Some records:
------------
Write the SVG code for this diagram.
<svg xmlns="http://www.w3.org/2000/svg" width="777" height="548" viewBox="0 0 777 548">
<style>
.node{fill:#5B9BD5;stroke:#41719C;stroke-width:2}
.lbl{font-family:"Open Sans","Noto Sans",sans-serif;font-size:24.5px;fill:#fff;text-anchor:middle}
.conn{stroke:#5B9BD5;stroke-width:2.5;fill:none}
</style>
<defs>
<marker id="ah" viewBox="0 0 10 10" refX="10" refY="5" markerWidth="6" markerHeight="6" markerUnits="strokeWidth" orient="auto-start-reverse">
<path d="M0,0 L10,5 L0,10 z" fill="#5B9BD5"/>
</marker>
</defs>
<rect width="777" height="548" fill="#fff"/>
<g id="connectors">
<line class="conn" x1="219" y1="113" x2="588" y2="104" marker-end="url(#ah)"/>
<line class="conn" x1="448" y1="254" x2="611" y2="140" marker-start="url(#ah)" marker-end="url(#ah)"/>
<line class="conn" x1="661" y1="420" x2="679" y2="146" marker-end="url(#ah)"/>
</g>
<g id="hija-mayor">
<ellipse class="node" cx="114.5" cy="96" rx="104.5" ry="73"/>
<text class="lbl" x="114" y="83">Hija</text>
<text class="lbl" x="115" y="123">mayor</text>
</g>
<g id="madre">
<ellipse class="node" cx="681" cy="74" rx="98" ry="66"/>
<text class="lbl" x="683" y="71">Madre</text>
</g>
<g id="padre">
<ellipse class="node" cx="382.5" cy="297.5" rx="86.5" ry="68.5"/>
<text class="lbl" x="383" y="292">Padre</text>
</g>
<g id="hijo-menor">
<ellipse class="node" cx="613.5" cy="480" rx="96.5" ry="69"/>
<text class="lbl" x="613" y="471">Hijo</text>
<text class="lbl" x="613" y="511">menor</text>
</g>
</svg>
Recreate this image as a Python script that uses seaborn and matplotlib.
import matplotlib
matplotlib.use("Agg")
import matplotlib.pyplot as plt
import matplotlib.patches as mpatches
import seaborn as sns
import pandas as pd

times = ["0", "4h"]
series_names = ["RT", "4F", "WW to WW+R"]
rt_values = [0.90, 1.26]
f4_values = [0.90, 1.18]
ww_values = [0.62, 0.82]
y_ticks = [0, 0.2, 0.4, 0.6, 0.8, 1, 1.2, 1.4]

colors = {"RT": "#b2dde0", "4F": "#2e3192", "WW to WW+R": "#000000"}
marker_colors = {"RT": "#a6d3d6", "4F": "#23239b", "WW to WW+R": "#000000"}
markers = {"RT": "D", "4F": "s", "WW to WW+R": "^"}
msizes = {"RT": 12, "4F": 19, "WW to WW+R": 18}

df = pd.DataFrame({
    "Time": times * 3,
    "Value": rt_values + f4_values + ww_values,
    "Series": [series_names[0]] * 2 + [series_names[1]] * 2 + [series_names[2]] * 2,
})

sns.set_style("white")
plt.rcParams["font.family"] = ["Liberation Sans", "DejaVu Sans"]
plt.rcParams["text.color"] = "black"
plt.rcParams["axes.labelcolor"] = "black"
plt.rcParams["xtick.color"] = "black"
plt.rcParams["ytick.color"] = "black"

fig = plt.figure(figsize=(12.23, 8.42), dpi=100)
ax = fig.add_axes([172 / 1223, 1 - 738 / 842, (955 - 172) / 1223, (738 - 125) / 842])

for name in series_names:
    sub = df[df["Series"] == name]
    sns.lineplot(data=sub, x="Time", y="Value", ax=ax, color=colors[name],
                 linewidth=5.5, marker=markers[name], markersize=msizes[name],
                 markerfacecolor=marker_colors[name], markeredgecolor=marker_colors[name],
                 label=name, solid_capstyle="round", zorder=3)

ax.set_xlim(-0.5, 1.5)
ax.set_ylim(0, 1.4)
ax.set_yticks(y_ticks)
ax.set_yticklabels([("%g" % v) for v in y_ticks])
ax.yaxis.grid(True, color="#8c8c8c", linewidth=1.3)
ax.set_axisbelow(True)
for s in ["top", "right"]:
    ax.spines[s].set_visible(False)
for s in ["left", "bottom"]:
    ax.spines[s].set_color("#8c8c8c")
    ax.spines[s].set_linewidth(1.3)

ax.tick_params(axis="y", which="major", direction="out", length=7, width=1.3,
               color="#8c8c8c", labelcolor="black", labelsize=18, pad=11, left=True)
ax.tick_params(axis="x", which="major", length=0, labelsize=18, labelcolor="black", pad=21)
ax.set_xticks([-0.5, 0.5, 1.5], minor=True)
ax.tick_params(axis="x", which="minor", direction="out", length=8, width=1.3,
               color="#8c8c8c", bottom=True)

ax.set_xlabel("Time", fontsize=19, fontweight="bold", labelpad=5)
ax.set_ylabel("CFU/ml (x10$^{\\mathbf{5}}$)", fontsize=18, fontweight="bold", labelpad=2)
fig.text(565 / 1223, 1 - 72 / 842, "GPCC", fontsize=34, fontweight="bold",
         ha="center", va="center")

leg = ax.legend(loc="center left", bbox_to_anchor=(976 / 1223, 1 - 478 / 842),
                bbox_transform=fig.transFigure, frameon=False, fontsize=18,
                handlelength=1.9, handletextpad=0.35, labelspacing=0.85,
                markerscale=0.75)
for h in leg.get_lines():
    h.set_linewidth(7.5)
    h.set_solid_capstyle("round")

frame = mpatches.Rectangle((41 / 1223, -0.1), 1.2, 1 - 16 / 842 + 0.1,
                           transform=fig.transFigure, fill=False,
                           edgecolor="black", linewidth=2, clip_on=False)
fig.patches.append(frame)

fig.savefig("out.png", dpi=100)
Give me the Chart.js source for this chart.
------------
WRITTEN REQUEST
Reproduce the listing above word for word.

ANSWER IN FULL
Write the SVG code for this diagram.
<svg xmlns="http://www.w3.org/2000/svg" width="777" height="548" viewBox="0 0 777 548">
<style>
.node{fill:#5B9BD5;stroke:#41719C;stroke-width:2}
.lbl{font-family:"Open Sans","Noto Sans",sans-serif;font-size:24.5px;fill:#fff;text-anchor:middle}
.conn{stroke:#5B9BD5;stroke-width:2.5;fill:none}
</style>
<defs>
<marker id="ah" viewBox="0 0 10 10" refX="10" refY="5" markerWidth="6" markerHeight="6" markerUnits="strokeWidth" orient="auto-start-reverse">
<path d="M0,0 L10,5 L0,10 z" fill="#5B9BD5"/>
</marker>
</defs>
<rect width="777" height="548" fill="#fff"/>
<g id="connectors">
<line class="conn" x1="219" y1="113" x2="588" y2="104" marker-end="url(#ah)"/>
<line class="conn" x1="448" y1="254" x2="611" y2="140" marker-start="url(#ah)" marker-end="url(#ah)"/>
<line class="conn" x1="661" y1="420" x2="679" y2="146" marker-end="url(#ah)"/>
</g>
<g id="hija-mayor">
<ellipse class="node" cx="114.5" cy="96" rx="104.5" ry="73"/>
<text class="lbl" x="114" y="83">Hija</text>
<text class="lbl" x="115" y="123">mayor</text>
</g>
<g id="madre">
<ellipse class="node" cx="681" cy="74" rx="98" ry="66"/>
<text class="lbl" x="683" y="71">Madre</text>
</g>
<g id="padre">
<ellipse class="node" cx="382.5" cy="297.5" rx="86.5" ry="68.5"/>
<text class="lbl" x="383" y="292">Padre</text>
</g>
<g id="hijo-menor">
<ellipse class="node" cx="613.5" cy="480" rx="96.5" ry="69"/>
<text class="lbl" x="613" y="471">Hijo</text>
<text class="lbl" x="613" y="511">menor</text>
</g>
</svg>
Recreate this image as a Python script that uses seaborn and matplotlib.
import matplotlib
matplotlib.use("Agg")
import matplotlib.pyplot as plt
import matplotlib.patches as mpatches
import seaborn as sns
import pandas as pd

times = ["0", "4h"]
series_names = ["RT", "4F", "WW to WW+R"]
rt_values = [0.90, 1.26]
f4_values = [0.90, 1.18]
ww_values = [0.62, 0.82]
y_ticks = [0, 0.2, 0.4, 0.6, 0.8, 1, 1.2, 1.4]

colors = {"RT": "#b2dde0", "4F": "#2e3192", "WW to WW+R": "#000000"}
marker_colors = {"RT": "#a6d3d6", "4F": "#23239b", "WW to WW+R": "#000000"}
markers = {"RT": "D", "4F": "s", "WW to WW+R": "^"}
msizes = {"RT": 12, "4F": 19, "WW to WW+R": 18}

df = pd.DataFrame({
    "Time": times * 3,
    "Value": rt_values + f4_values + ww_values,
    "Series": [series_names[0]] * 2 + [series_names[1]] * 2 + [series_names[2]] * 2,
})

sns.set_style("white")
plt.rcParams["font.family"] = ["Liberation Sans", "DejaVu Sans"]
plt.rcParams["text.color"] = "black"
plt.rcParams["axes.labelcolor"] = "black"
plt.rcParams["xtick.color"] = "black"
plt.rcParams["ytick.color"] = "black"

fig = plt.figure(figsize=(12.23, 8.42), dpi=100)
ax = fig.add_axes([172 / 1223, 1 - 738 / 842, (955 - 172) / 1223, (738 - 125) / 842])

for name in series_names:
    sub = df[df["Series"] == name]
    sns.lineplot(data=sub, x="Time", y="Value", ax=ax, color=colors[name],
                 linewidth=5.5, marker=markers[name], markersize=msizes[name],
                 markerfacecolor=marker_colors[name], markeredgecolor=marker_colors[name],
                 label=name, solid_capstyle="round", zorder=3)

ax.set_xlim(-0.5, 1.5)
ax.set_ylim(0, 1.4)
ax.set_yticks(y_ticks)
ax.set_yticklabels([("%g" % v) for v in y_ticks])
ax.yaxis.grid(True, color="#8c8c8c", linewidth=1.3)
ax.set_axisbelow(True)
for s in ["top", "right"]:
    ax.spines[s].set_visible(False)
for s in ["left", "bottom"]:
    ax.spines[s].set_color("#8c8c8c")
    ax.spines[s].set_linewidth(1.3)

ax.tick_params(axis="y", which="major", direction="out", length=7, width=1.3,
               color="#8c8c8c", labelcolor="black", labelsize=18, pad=11, left=True)
ax.tick_params(axis="x", which="major", length=0, labelsize=18, labelcolor="black", pad=21)
ax.set_xticks([-0.5, 0.5, 1.5], minor=True)
ax.tick_params(axis="x", which="minor", direction="out", length=8, width=1.3,
               color="#8c8c8c", bottom=True)

ax.set_xlabel("Time", fontsize=19, fontweight="bold", labelpad=5)
ax.set_ylabel("CFU/ml (x10$^{\\mathbf{5}}$)", fontsize=18, fontweight="bold", labelpad=2)
fig.text(565 / 1223, 1 - 72 / 842, "GPCC", fontsize=34, fontweight="bold",
         ha="center", va="center")

leg = ax.legend(loc="center left", bbox_to_anchor=(976 / 1223, 1 - 478 / 842),
                bbox_transform=fig.transFigure, frameon=False, fontsize=18,
                handlelength=1.9, handletextpad=0.35, labelspacing=0.85,
                markerscale=0.75)
for h in leg.get_lines():
    h.set_linewidth(7.5)
    h.set_solid_capstyle("round")

frame = mpatches.Rectangle((41 / 1223, -0.1), 1.2, 1 - 16 / 842 + 0.1,
                           transform=fig.transFigure, fill=False,
                           edgecolor="black", linewidth=2, clip_on=False)
fig.patches.append(frame)

fig.savefig("out.png", dpi=100)
Give me the Chart.js source for this chart.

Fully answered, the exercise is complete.